Mina Bhama

Mina Bhama

General Counsel & Company Secretary at wejo

We speak to Mina Bhama about working in-house at the world’s leading connected car data marketplace

Mina, can you please quickly summarise your education and career path to date?

I took the usual route to qualification, starting with GCSEs, then onto A-Levels, before reading Law at university. I completed the Legal Practice Course at Chester Law School completed my Training Contract at a high street firm (seats in Criminal Law, Personal Injury and Conveyancing), whilst also gaining my Higher Rights. I began my first sole in-house counsel role immediately upon qualification at a loss adjusting company. I progressed to senior legal counsel and latterly as General Counsel & Company Secretary roles in listed and private companies and somewhere along the way I qualified as an ICSA Chartered Company Secretary.

What kind of work do you undertake at wejo?

I have a broad role at wejo which includes heading up the Legal & Investor Relations team. My day-to-day activities can include a range of commercial and corporate matters, such as contracts; intellectual property focussing on brand protection, acquisitions and privacy regulation; investor relations with involvement in fundraising to working with wejo’s Data Advisory Council, which has been set up to play an influencing role to shape and lobby privacy legislation in the US.

What’s the most enjoyable thing about your current role?

So many things!

But the top two are the talented and fun people I work with and being a part of an exciting business that is quickly becoming a truly global business. wejo is playing a key role in defining an emerging industry, that will ultimately impact the way we live our lives, for example from making it easier to find a parking space, to making our roads safer, to easing congestion and making our commutes more manageable. Those are impacts that will be felt by people on a day to day basis.

What first attracted you to law?


You’ve always worked in-house. Did private practice not appeal?

I trained in private practice and a few months before I qualified, I was asked to join a loss adjusting company as their first sole in-house counsel. The offer came at a time when I was considering moving into commercial law, so I made the decision to accept the role and have never looked back.

What advice would you give to anyone thinking of working in-house?

Get some experience in private practice first and if you do decide to make a move in-house early in your legal career, move to an organisation with a legal team that can support you and from which you can learn from - but do make the move. If you find that working in-house is not for you, there is nothing to stop you from moving back.

You took nearly a year off in 2017 and travelled the world. What inspired that decision?

It was a spontaneous decision that my husband and I made via a very short text exchange, as I was considering my next challenge. Once the decision was made, I did not think twice about it and swiftly moved on to plan the itinerary!

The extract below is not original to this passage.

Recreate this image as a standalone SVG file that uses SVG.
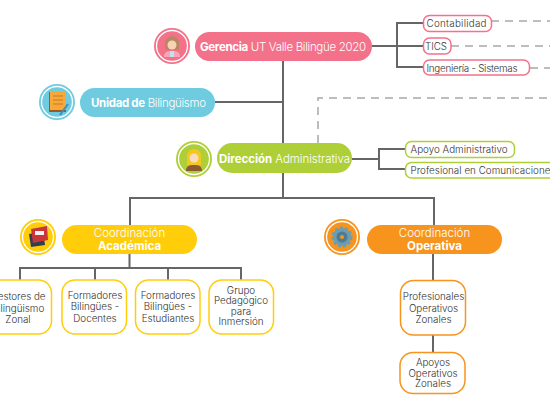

What benefits did it bring to you both personally and professionally?

Personally, travelling taught me to be patient, see things from a different perspective and try new things even if they did not appeal at first. Some of my most memorable times on my travels are ones of things that I never dreamt I would do, such as horse-riding in Cuba in what turned out to be the most thunderous weather conditions I have ever experienced, climbing mount Batur in time for sun rise, watching the moon rise in the Atacama Desert whilst in a hot spring with outside temperatures of minus three degrees and so many more.

Professionally not only has it reaffirmed that my chosen career continues to be the right one for me and one that I enjoy, but it has also given me a better understanding of how different cultures play a part in business. If all else fails I could teach yoga having managed to squeeze in a yoga teaching qualification during the final month of my travels!

Do you have a motto that you live by in business?

The only thing guaranteed is change!

Finally, who has been your biggest career inspiration and why?

I have two…my parents. They moved to the UK, leaving behind their family and home, to a country they had never previously visited with no qualifications, starting all over to give them and their children a better education and way of life.